Microsoft’s Surface Pro 3 and Surface 3 have converted many to hybrid computing, a cause which had previously struggled to gain much traction. With devices such as the Surface Pro 3 and Lenovo ThinkPad Yoga, however, it looks as though hybrids are finally starting to offer business users the best of both worlds, that is to say, the versatility of a tablet and the power of a clamshell laptop. Of course, straight from the box, the Microsoft Surface looks more like a tablet than anything else: it’s only when you add input devices and accessories that the Surface lives up to its full potential. In this post, we look at how, with the right Surface accessories, you can get significantly more from your investment.


Although not included with the device, the Surface Type Cover – or at least some sort of keyboard – is more or less essential if you’re planning to use your Surface 3 or Surface Pro 3 for work. Microsoft’s own Type Cover attaches magnetically to the bottom of the device and supports a variety of shortcuts and touchpad gestures. Some users point out that the Surface Type Cover is relatively noisy and that it can become hot if used for long periods. With the release of the Surface Pro 4 very much on the horizon, it will be interesting to see how both points are addressed.


There are few complaints about the quality of the Surface tablet: the magnesium screen is light and supports a clear, HD display. The Surface Pen, which syncs smoothly with OneNote, has also attracted a good deal of praise.
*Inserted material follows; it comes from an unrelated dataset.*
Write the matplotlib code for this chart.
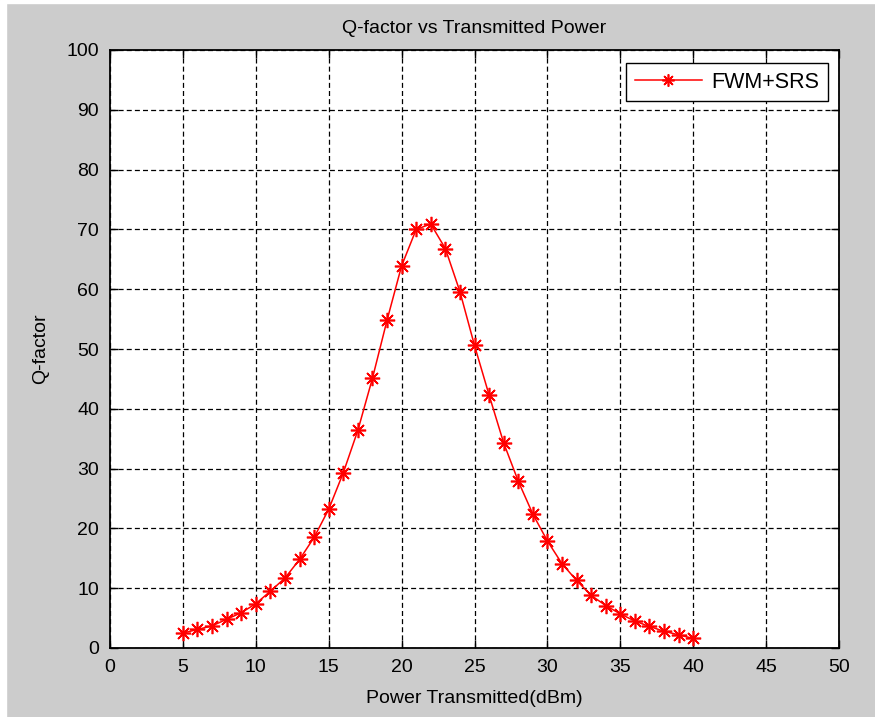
import matplotlib
matplotlib.use('Agg')
import matplotlib.pyplot as plt
from matplotlib import font_manager
from matplotlib.patches import Rectangle

# Q-factor readings, one per dBm step
power_dbm = [5, 6, 7, 8, 9, 10, 11, 12, 13, 14, 15, 16, 17, 18, 19, 20, 21, 22,
             23, 24, 25, 26, 27, 28, 29, 30, 31, 32, 33, 34, 35, 36, 37, 38, 39, 40]
q_factor = [2.5, 3.1, 3.7, 4.8, 5.9, 7.4, 9.5, 11.7, 14.8, 18.5, 23.2, 29.3, 36.4,
            45.1, 54.8, 63.9, 70.0, 70.9, 66.8, 59.6, 50.6, 42.3, 34.3, 27.9, 22.4,
            17.9, 14.1, 11.3, 8.8, 7.1, 5.7, 4.5, 3.6, 2.8, 2.2, 1.6]
x_ticks = [0, 5, 10, 15, 20, 25, 30, 35, 40, 45, 50]
y_ticks = [0, 10, 20, 30, 40, 50, 60, 70, 80, 90, 100]

names = {f.name for f in font_manager.fontManager.ttflist}
if 'Liberation Sans Narrow' in names:
    plt.rcParams['font.family'] = ['Liberation Sans Narrow', 'DejaVu Sans']
    fs = 16.5
else:
    plt.rcParams['font.family'] = ['Liberation Sans', 'DejaVu Sans']
    fs = 14

fig = plt.figure(figsize=(8.75, 7.17), dpi=100, facecolor='#cccccc')
# white strips at the top and left edge of the screenshot
fig.patches.append(Rectangle((0, 0), 6 / 875, 1, transform=fig.transFigure,
                             color='white', zorder=-1))
fig.patches.append(Rectangle((0, 1 - 3 / 717), 1, 3 / 717, transform=fig.transFigure,
                             color='white', zorder=-1))

ax = fig.add_axes([110 / 875, 69 / 717, 729 / 875, 598 / 717])
ax.set_facecolor('white')

ax.plot(power_dbm, q_factor, color='red', lw=1.1, marker=(8, 2, 0),
        markersize=11, markeredgewidth=1.2, label='FWM+SRS', zorder=3)

ax.set_xlim(0, 50)
ax.set_ylim(0, 100)
ax.set_xticks(x_ticks)
ax.set_yticks(y_ticks)
ax.tick_params(direction='in', length=6, width=1, top=True, right=True,
               labelsize=fs, pad=8, colors='black')
ax.grid(True, color='black', linestyle=(0, (4, 2.5)), linewidth=0.9)
for s in ax.spines.values():
    s.set_linewidth(1.3)

ax.set_title('Q-factor vs Transmitted Power', fontsize=fs, pad=12)
ax.set_xlabel('Power Transmitted(dBm)', fontsize=fs, labelpad=10)
ax.set_ylabel('Q-factor', fontsize=fs, labelpad=12)

leg = ax.legend(loc='upper right', fontsize=fs + 1.5, fancybox=False, framealpha=1,
                edgecolor='black', handlelength=3.1, handletextpad=0.45,
                borderpad=0.4, borderaxespad=0, markerscale=0.8,
                bbox_to_anchor=(0.985, 0.978))
leg.get_frame().set_linewidth(1)

fig.savefig('out.png', dpi=100, facecolor=fig.get_facecolor())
But problems can still arise if using the Surface’s touchscreen to edit Excel documents and other similarly detailed documents. This imprecision is easily remedied with some very traditional input device. A portable Bluetooth mouse can still offer a greater level of precision and accuracy than a touchscreen or trackpad, often speeding up and simplifying complicated tasks.


Microsoft’s Docking Station for Surface Pro and Surface 3 makes it possible for Surface owners to extend their workspace by connecting it to additional screens and other devices. As well as additional USB 2.0 and USB 3.0 ports, the Docking Station also offers greater peace of mind in the shape of a security slot. This makes it easy to secure the Docking Station to a desk or workstation with a desktop or mobile lock, even if you still have to remember to take the Surface with you at the end of the day. Do be aware that when docked with the Surface Dock the Surface screen is inactive.  To overcome this consider a video adapter or USB 3.0 docking station solution.


The Surface Pro 3 is frequently used as a BYOD device. Any device that’s used at the office and on the move is inevitably going to receive quite a bit of wear and tear.  Chips and scratches are easily prevented with a Surface-specific screen protector; but this is unlikely to protect the device against more. A more rugged Surface case will protect the device against more serious accidents, which might happen at any time during the life cycle of a BYOD device. As well protecting against drops and scratches, it’s important to find a protective case that’s been designed specifically for the Surface, so that you can still access all the ports, use the kickstand and close the Type Cover without any problems.



For business users who more often than not use their Surface Pro 3 on the move, a softer carrying case may offer a convenient solution, protecting against knocks and bumps, as well as making the device easier to carry onto planes and so on. Larger backpacks and messenger bags will, of course, do much the same thing, albeit with room for additional accessories and documents.  Even with a combination of accessories, any case is still likely to weigh considerably less than it would with a normal laptop. And, because of the power of the device, business users needn’t compromise on productivity.